● Supplied information:
────────────────────────────────────────
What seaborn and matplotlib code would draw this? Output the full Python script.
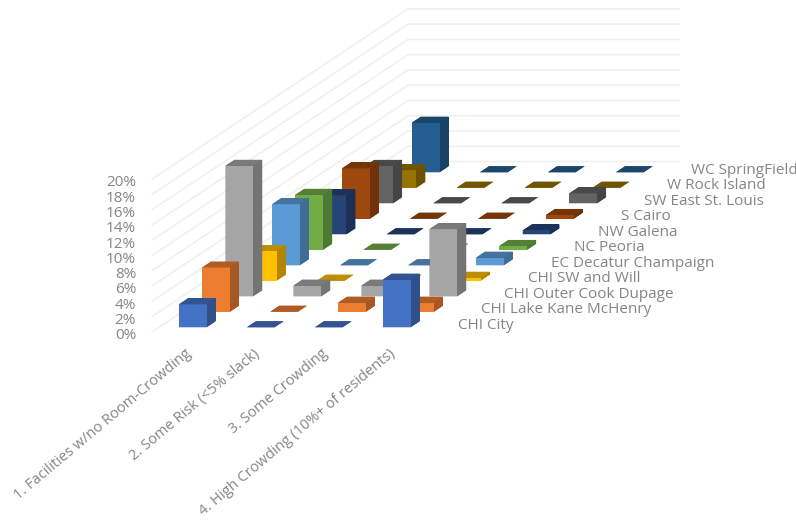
import numpy as np
import matplotlib
matplotlib.use("Agg")
import matplotlib.pyplot as plt
import seaborn as sns
from mpl_toolkits.mplot3d import Axes3D, proj3d  # noqa
from mpl_toolkits.mplot3d.art3d import Line3DCollection

categories = ["1. Facilities w/no Room-Crowding", "2. Some Risk (<5% slack)",
              "3. Some Crowding", "4. High Crowding (10%+ of residents)"]
regions = ["CHI City", "CHI Lake Kane McHenry", "CHI Outer Cook Dupage", "CHI SW and Will",
           "EC Decatur Champaign", "NC Peoria", "NW Galena", "S Cairo",
           "SW East St. Louis", "W Rock Island", "WC SpringField"]
chi_city = [3.0, 0.0, 0.0, 6.25]
chi_lake = [5.8, 0.0, 1.2, 1.2]
chi_outer = [17.1, 1.4, 1.4, 8.8]
chi_sw = [3.9, 0.0, 0.0, 0.4]
ec_decatur = [8.0, 0.0, 0.0, 1.0]
nc_peoria = [7.2, 0.0, 0.0, 0.5]
nw_galena = [5.1, 0.0, 0.0, 0.5]
s_cairo = [6.6, 0.0, 0.0, 0.5]
sw_east = [4.9, 0.0, 0.0, 1.3]
w_rock = [2.3, 0.0, 0.0, 0.0]
wc_spring = [6.5, 0.0, 0.0, 0.0]
series = [chi_city, chi_lake, chi_outer, chi_sw, ec_decatur, nc_peoria, nw_galena,
          s_cairo, sw_east, w_rock, wc_spring]
colors = ["#4472C4", "#ED7D31", "#A5A5A5", "#FFC000", "#5B9BD5", "#70AD47",
          "#264478", "#9E480E", "#636363", "#997300", "#255E91"]
y_ticks = list(range(0, 21, 2))

sns.set_theme(style="white")
plt.rcParams["font.family"] = ["Open Sans", "DejaVu Sans"]
palette = sns.color_palette(colors)

W, H = 796, 521
fig = plt.figure(figsize=(W / 100, H / 100), dpi=100, facecolor="white")
ax = fig.add_axes([0, 0, 1, 1], projection="3d", computed_zorder=False)
ax.set_axis_off()
ax.apply_aspect = lambda position=None: None
ax.viewLim.set_points(np.array([[0.0, 0.0], [W, H]], dtype=float))
ax.set_autoscale_on(False)

# Oblique projection used by the original chart: data -> figure pixels
OX, OY = 151.7, H - 332.0
CAT, SX, SY, PCT = 68.0, 23.3, 15.5, 7.63
M = np.array([[CAT, SX, 0.0, OX],
              [0.0, SY, PCT, OY],
              [-0.5, 1.0, -0.5, 0.0],
              [0.0, 0.0, 0.0, 1.0]])
ax.get_proj = lambda: M

nc, ns = len(categories), len(regions)
segments = [[(0, 0, t), (0, ns, t), (nc, ns, t)] for t in y_ticks]
walls = Line3DCollection(segments, colors="#f0f0f0", linewidths=1.2, zorder=1)
ax.add_collection3d(walls, autolim=False)

bw, bd = 0.407, 0.386
z = 10
for s in range(ns - 1, -1, -1):
    base = np.array(palette[s])
    side, top = base * 0.70, base * 0.74
    for c in range(nc):
        ax.bar3d(c + 0.296, s + 0.307, 0, bw, bd, series[s][c],
                 color=[top, top, base, side, side, side],
                 shade=False, linewidth=0, zorder=z)
        z += 1


def label(x, y, zv, s, size=11, **kw):
    px, py, _ = proj3d.proj_transform(x, y, zv, M)
    ax.text2D(px, py, s, transform=ax.transData, color="#858585", fontsize=size,
              zorder=500, **kw)


for t in y_ticks:
    label(-0.23, 0, t - 0.47, f"{t}%", ha="right", va="center")
for s, name in enumerate(regions):
    label(4.33, s + 0.5, -0.1, name, ha="left", va="center")
for c, name in enumerate(categories):
    label(c + 0.49, 0, -1.9, name, size=10.5, ha="right", va="top", rotation=40,
          rotation_mode="anchor")

fig.savefig("out.png", dpi=100, facecolor="white")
────────────────────────────────────────
● Aim of the exercise: Leave the pictures out, and print every line of the listing exactly as written.

● Result:
What seaborn and matplotlib code would draw this? Output the full Python script.
import numpy as np
import matplotlib
matplotlib.use("Agg")
import matplotlib.pyplot as plt
import seaborn as sns
from mpl_toolkits.mplot3d import Axes3D, proj3d  # noqa
from mpl_toolkits.mplot3d.art3d import Line3DCollection

categories = ["1. Facilities w/no Room-Crowding", "2. Some Risk (<5% slack)",
              "3. Some Crowding", "4. High Crowding (10%+ of residents)"]
regions = ["CHI City", "CHI Lake Kane McHenry", "CHI Outer Cook Dupage", "CHI SW and Will",
           "EC Decatur Champaign", "NC Peoria", "NW Galena", "S Cairo",
           "SW East St. Louis", "W Rock Island", "WC SpringField"]
chi_city = [3.0, 0.0, 0.0, 6.25]
chi_lake = [5.8, 0.0, 1.2, 1.2]
chi_outer = [17.1, 1.4, 1.4, 8.8]
chi_sw = [3.9, 0.0, 0.0, 0.4]
ec_decatur = [8.0, 0.0, 0.0, 1.0]
nc_peoria = [7.2, 0.0, 0.0, 0.5]
nw_galena = [5.1, 0.0, 0.0, 0.5]
s_cairo = [6.6, 0.0, 0.0, 0.5]
sw_east = [4.9, 0.0, 0.0, 1.3]
w_rock = [2.3, 0.0, 0.0, 0.0]
wc_spring = [6.5, 0.0, 0.0, 0.0]
series = [chi_city, chi_lake, chi_outer, chi_sw, ec_decatur, nc_peoria, nw_galena,
          s_cairo, sw_east, w_rock, wc_spring]
colors = ["#4472C4", "#ED7D31", "#A5A5A5", "#FFC000", "#5B9BD5", "#70AD47",
          "#264478", "#9E480E", "#636363", "#997300", "#255E91"]
y_ticks = list(range(0, 21, 2))

sns.set_theme(style="white")
plt.rcParams["font.family"] = ["Open Sans", "DejaVu Sans"]
palette = sns.color_palette(colors)

W, H = 796, 521
fig = plt.figure(figsize=(W / 100, H / 100), dpi=100, facecolor="white")
ax = fig.add_axes([0, 0, 1, 1], projection="3d", computed_zorder=False)
ax.set_axis_off()
ax.apply_aspect = lambda position=None: None
ax.viewLim.set_points(np.array([[0.0, 0.0], [W, H]], dtype=float))
ax.set_autoscale_on(False)

# Oblique projection used by the original chart: data -> figure pixels
OX, OY = 151.7, H - 332.0
CAT, SX, SY, PCT = 68.0, 23.3, 15.5, 7.63
M = np.array([[CAT, SX, 0.0, OX],
              [0.0, SY, PCT, OY],
              [-0.5, 1.0, -0.5, 0.0],
              [0.0, 0.0, 0.0, 1.0]])
ax.get_proj = lambda: M

nc, ns = len(categories), len(regions)
segments = [[(0, 0, t), (0, ns, t), (nc, ns, t)] for t in y_ticks]
walls = Line3DCollection(segments, colors="#f0f0f0", linewidths=1.2, zorder=1)
ax.add_collection3d(walls, autolim=False)

bw, bd = 0.407, 0.386
z = 10
for s in range(ns - 1, -1, -1):
    base = np.array(palette[s])
    side, top = base * 0.70, base * 0.74
    for c in range(nc):
        ax.bar3d(c + 0.296, s + 0.307, 0, bw, bd, series[s][c],
                 color=[top, top, base, side, side, side],
                 shade=False, linewidth=0, zorder=z)
        z += 1


def label(x, y, zv, s, size=11, **kw):
    px, py, _ = proj3d.proj_transform(x, y, zv, M)
    ax.text2D(px, py, s, transform=ax.transData, color="#858585", fontsize=size,
              zorder=500, **kw)


for t in y_ticks:
    label(-0.23, 0, t - 0.47, f"{t}%", ha="right", va="center")
for s, name in enumerate(regions):
    label(4.33, s + 0.5, -0.1, name, ha="left", va="center")
for c, name in enumerate(categories):
    label(c + 0.49, 0, -1.9, name, size=10.5, ha="right", va="top", rotation=40,
          rotation_mode="anchor")

fig.savefig("out.png", dpi=100, facecolor="white")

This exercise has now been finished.